Dr. Ole Ravn was also involved in the community as a member of the board of education, the Merrill Community Development Committee, and for many years served on the Merrill Police and Fire Commission. He was also active in the band endowment fund, the school forest, and sat on the board of directors of Lincoln County Bank, Church Mutual Insurance Company, Holy Cross, and Good Samaritan Hospitals.

He was very active in the American Cancer Society being the president of the Wisconsin group in both 1974 and 1975. The American Cancer Society recognized his lifetime of contributions to their group with the Distinguished Service in Cancer Control award in 1986.

The father and son doctor team practiced in the clinic building together until 1965 when Erling Sr. semi-retired and then retired.

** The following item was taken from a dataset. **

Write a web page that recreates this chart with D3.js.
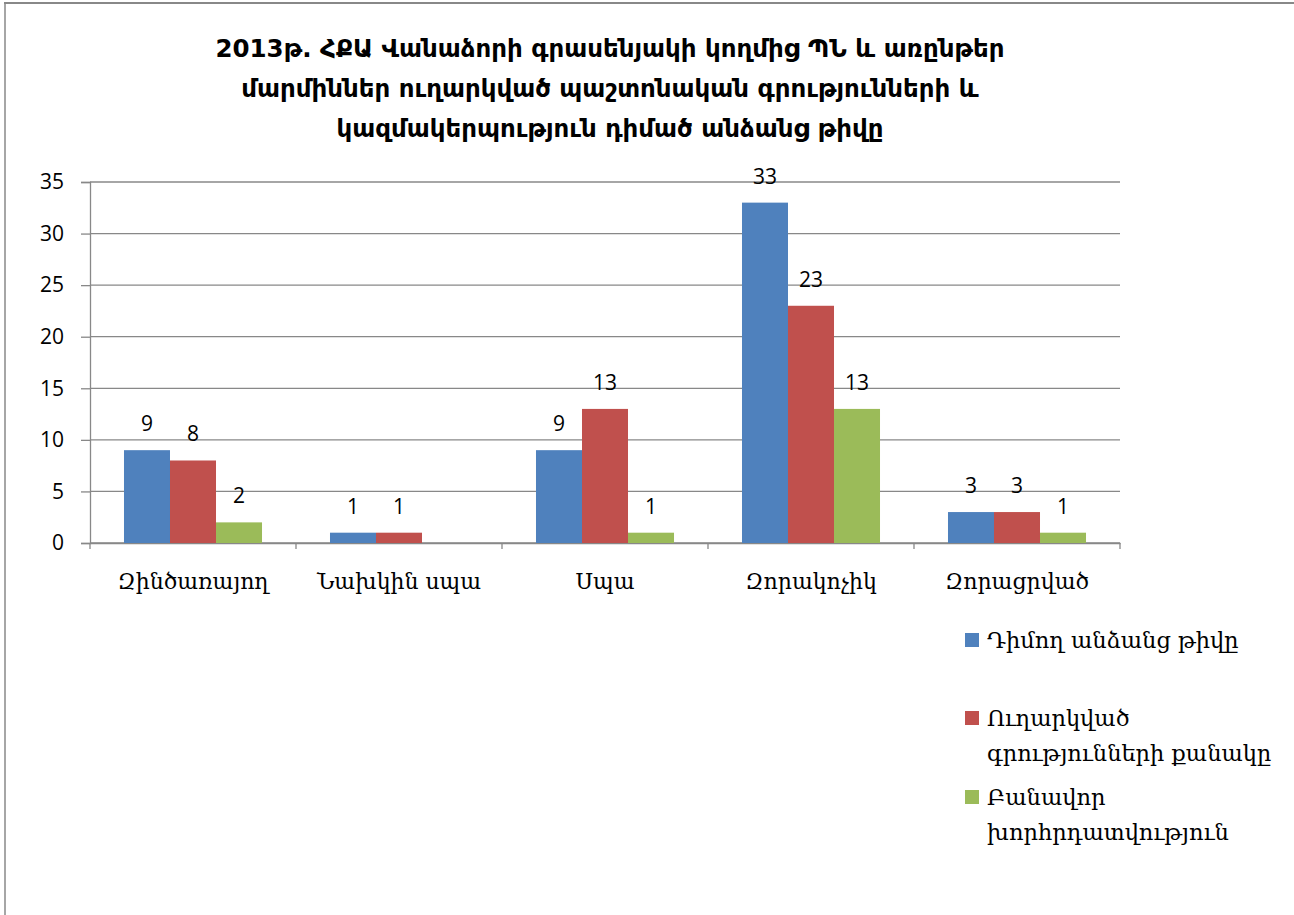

In 1965, the first person to practice in the clinic since 1900 without the name Ravn on his medical license was Dr. James Janowiak who joined the staff in 1965 as Erling Sr. retired; Dr. Jack Millenbah joined the clinic staff in 1969. A new Ravn clinic had been built in 1960 and then enlarged in 1969. The original clinic building was razed in 1960. With the increase in additional doctors the clinic name was changed to the Family Medical Clinic in 1969. Dr. Michael Mikkelson took up practice there in 1972 followed by Dr. Thomas Simerson in 1975 and then Dr. Geoffrey Kloster in 1976. It was in the fall of that year when the group known as the Hilltop Medical Group opened the new Family Medical Clinic on O’Day Street just east of the present day Marshfield Clinic. That state of the art facility housed the six doctors along with a staff of 32 to manage the growing medical needs of the community.

Dr. Erling Ravn Jr. mostly had a role as the surgeon to the clinic staff. In 1989 he retired at the age of 62. In advertisements, he was pictured with Dr. Steven Dahm assuring his patients and the community that they were in safe hands with the doctor who had returned to Merrill to practice under Dr. Ravn, a man Dr. Dahm had called his mentor.

The Ravns built their home on Ninth Street and lived there for 58 years expanding it as the family expanded. That home was known to many in the neighborhood as the auxiliary “Ravn Clinic” as friends and neighbors would stop by for diagnoses and treatment of injuries from the common cold to ice auger lacerations. Ole was also a firm believer in hometown medicine, something I am sure that was something he learned as a boy growing up watching his father practice. The Ravn children remembered when goods from a farm or access to a fishing hole were just as good as cash when Dr. Ole Ravn made his house calls. His children would relate he enjoyed the mystery of illness, being able to diagnose and treat and then watching his patients recover thanks to his skills. For most of his life Dr. Ravn would be able to recognize his former patients and recall exactly what operations he had performed on them.

Eventually both Erling and Ann turned to Bell Tower Residence as they aged, both moving there a few years ago. The once renowned provider of care became the patient himself as his body slowly submitted to Alzheimer’s disease. Of course, the entire time his devoted wife Ann remained at his side along with a dedicated group of caregivers.

There, on Wednesday, Sept. 12, 2018, surrounded by his family Dr. Erling Oscar Ravn passed away. He leaves behind his children, Michael (Jean); Kristin (Dave); Mary (Dave); Timothy (Tracy) and Thomas along with 14 grandchildren and 15 grandchildren.

For three generations and 89 years the name Ravn was synonymous with medical care in the Merrill community and it continues to be associated with community service here. No one probably even knows or remembers what brought Dr. Michael Ravn here in 1900, but this community was changed for the better thanks to him, his children, his grandchildren, and now his great grandchildren and great-great grandchildren, many of whom continue serving the Merrill community.